Sanguine over the relative ease with which some bold economic policy decisions like diesel price “deregulation” have been taken in recent weeks, finance minister P Chidambaram on Tuesday sought to place the India story aggressively before global investors as he began a four-nation tour aimed at boosting capital inflows.
In Hong Kong, Chidambaram promised more policy action in the days ahead and a relentless focus on fiscal prudence. He also hinted at a revenue strategy entailing an expansion of the tax base rather than a hike in rates and analysts saw this as a sign that Budget 2013 would be devoid of tax hikes.
Keen to avert a sovereign rating downgrade for the country, Chidambaram used the overseas platform to announce that he was aiming to introduce the Bill on goods and services tax (GST), expected to bolster the government’s revenue base, in the monsoon session of Parliament in August and get it passed by December.
On Tuesday, Standard & Poor’s issued an analysis saying a negative outlook for India has a more than 50% chance of getting confirmed.
The minister said he was “very confident” that a rating downgrade won't happen, adding that the new Cabinet Committee on Investments’ first meeting will be held by January end, with key focus on faster approvals for infrastructure projects. The FM projected a 6-7% economic growth for Asia’s third-largest economy this fiscal and 8% for 2014-15 and promised to continue with the economic policy overhaul.
The minister’s visit to Hong Kong, Singapore, London and Frankfurt marks the beginning of New Delhi’s plank of dispatching Cabinet ministers across the world to directly explain to the key figures in global financial centres about the reform measures the country has recently adopted to restore investor confidence. Chidambaram will later visit New York and Dubai. India needs capital inflows to bridge a current account deficit that has swelled to a record $22.31 billion or 5.4% of the GDP in the quarter ended September 30.
Even as Chidambaram told investors in Hong Kong that the General Anti-Avoidance Rules or GAAR that unnerved investors earlier in the year had been efficiently handled (“the ghost of GAAR has been tamed”), key policymakers back home have made progress in indirect tax reforms. FE has learned that two committees led by revenue secretary Sumit Bose have given separate reports about the structure of the proposed GST and issues related to compensation to state governments to an empowered panel of state finance ministers. “The reports submitted on Tuesday, however, have left the issue of a GST rate to the empowered panel to decide for itself,” said a source.
The FM said fiscal prudence will be a key part of his budget and pledged to deepen economic policy overhaul by implementing GST. For the time being, the focus is on expenditure control, but going forward, expanding tax base would be key to fiscal correction.
“It’s absolutely important to signal to the world that we are on the path of fiscal consolidation,” overseas reports said quoting Chidambaram. Approval for GST by December is ambitious but doable, he said.
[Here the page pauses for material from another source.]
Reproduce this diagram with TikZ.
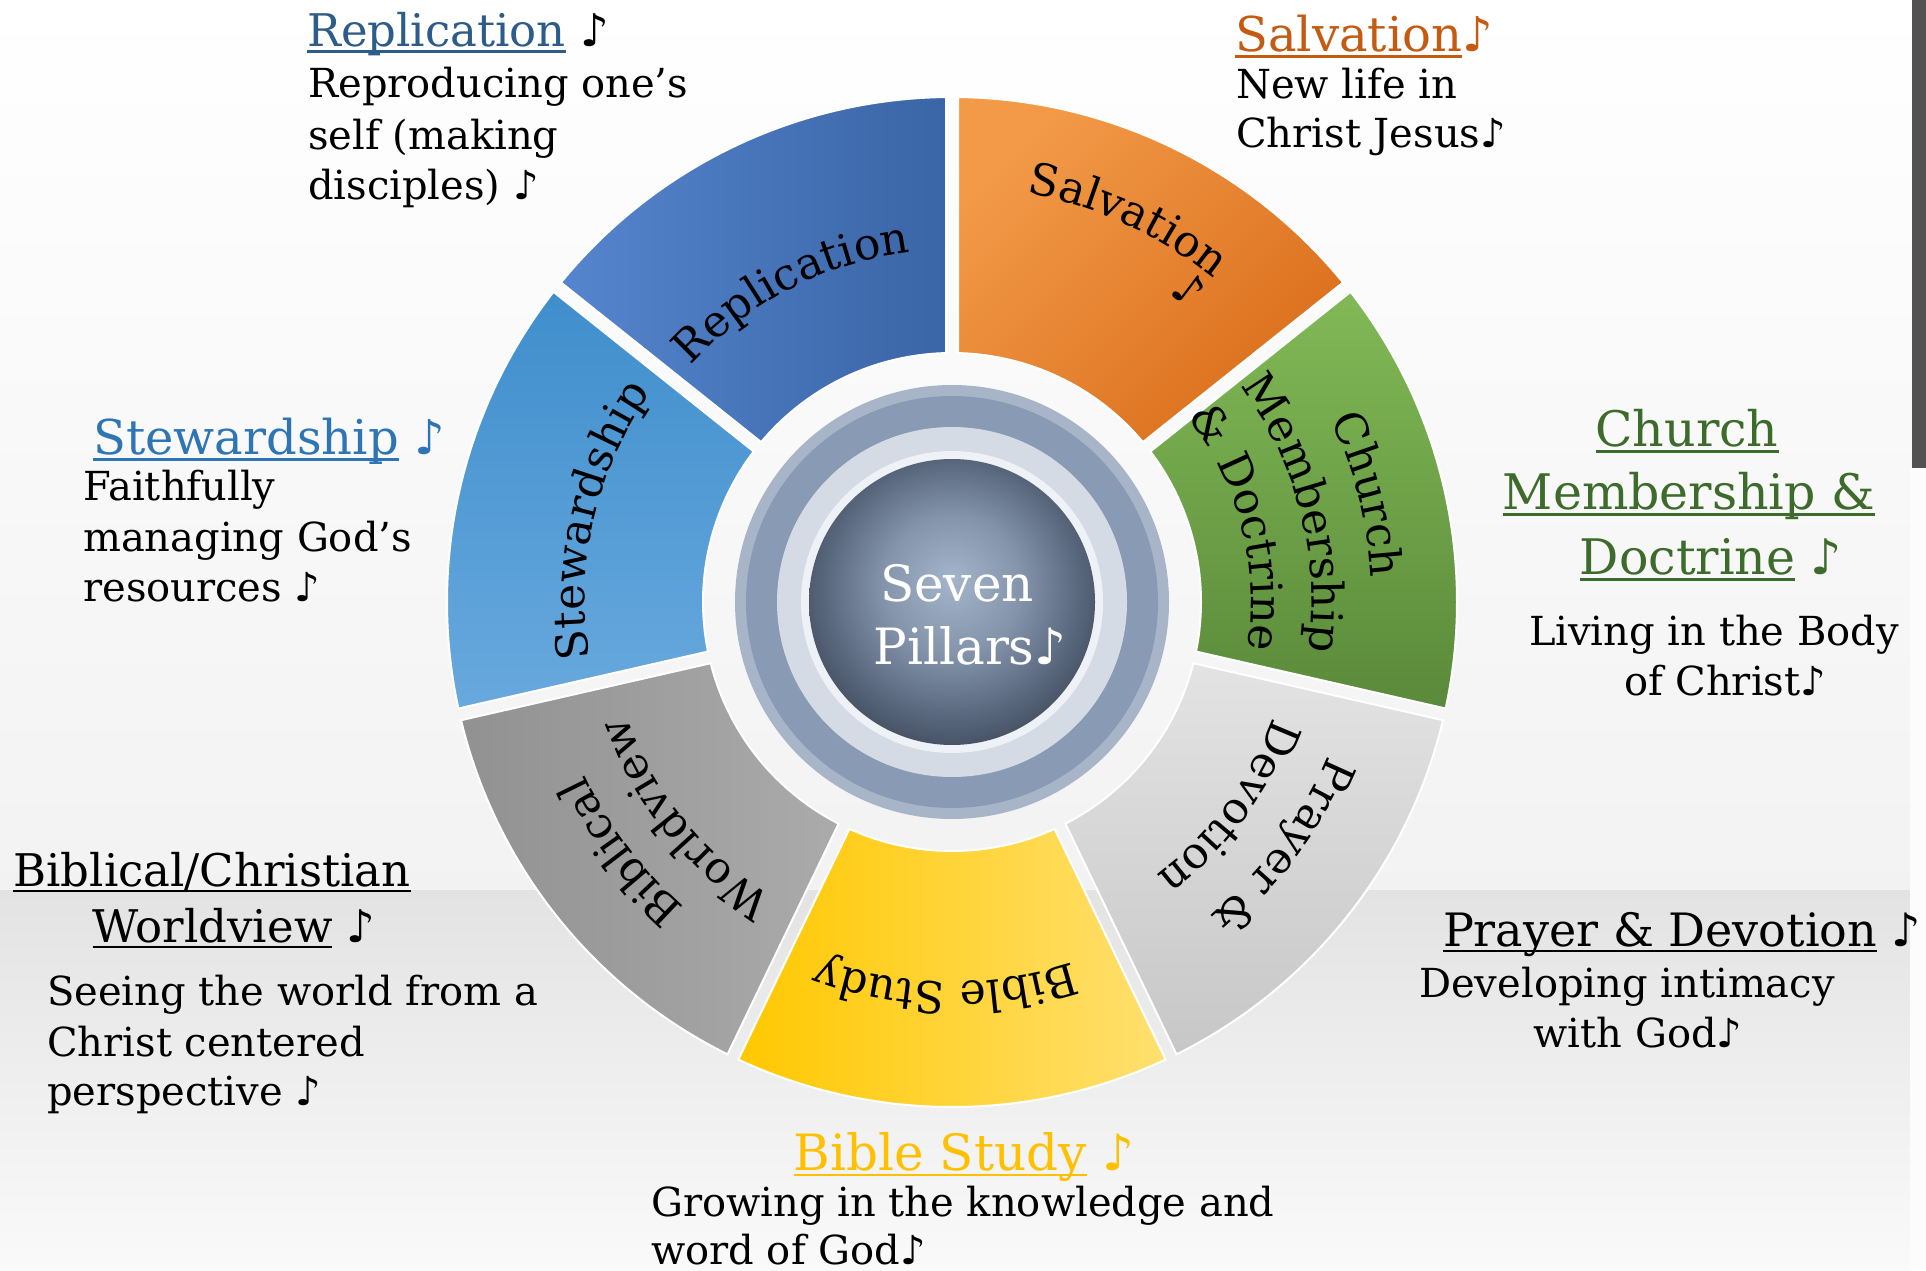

He was confident of not breaching the country's fiscal deficit to his target of 5.3% of GDP this year “under any circumstance”. The idea is to improve tax collection and expand the tax base to progressively cut fiscal deficit by 0.6% until it falls to 3% in four years.
He is also hopeful of restricting fiscal deficit to 4.8% of GDP next fiscal. India is curtailing spending in the short term but hopes to stick to fiscal consolidation path by increasing revenue by simplifying tax procedure, not by raising tax rates. The recent rail fare raise itself may add $1 billion revenues.
Chidambaram said he would like interest rates to moderate, an apparent appeal to the RBI which is preparing for a monetary policy review on January 29. For the central bank, wholesale price inflation at 7.18% in December is still a concern. The finance minister said the final call on borrowing costs rests with the RBI.
The minister said there is no reason for a credit ratings downgrade. Standard & Poor’s and Fitch Ratings had last year warned of stripping the country of its investment-grade credit rating on risks including fiscal and trade deficits.
The minister said the country has taken small but significant steps in the recent past. “Add all these together, and we will see we have traveled quite a distance. There’s no case at all to downgrade India,” he said. The minister explained to the investor community about last week's freeing of diesel price from government control that could eliminate oil subsidy entirely in two years, opening up retail and aviation businesses to greater foreign ownership, setting up a cabinet panel to clear pending major investment projects and easing of rules on foreign borrowing for select businesses.
Chidambaram also told investors about last month's relaxation in foreign borrowing limit for both the government and businesses. In December, foreign investment limit in government securities and corporate bonds were raised by $5 billion each, extending the overall foreign institutional investment limit in Indian bonds to $75 billion. The ceiling for government securities were raised with no residual maturity constraint. Besides easing the liquidity crunch, the move is expected to help rupee appreciate and help in bridging current account deficit.
The finance minister told a news agency that it was universally acknowledged that the country has handled the GAAR situation fairly effectively and buried the “ghost of GAAR.” The rules introduced at the beginning of the fiscal to check aggressive tax avoidance was diluted last week. GAAR will now come into force from April 1, 2016 as against the original schedule of April 1, 2014. Chidambaram held the changes made to the rules were fair, just and non-discriminatory.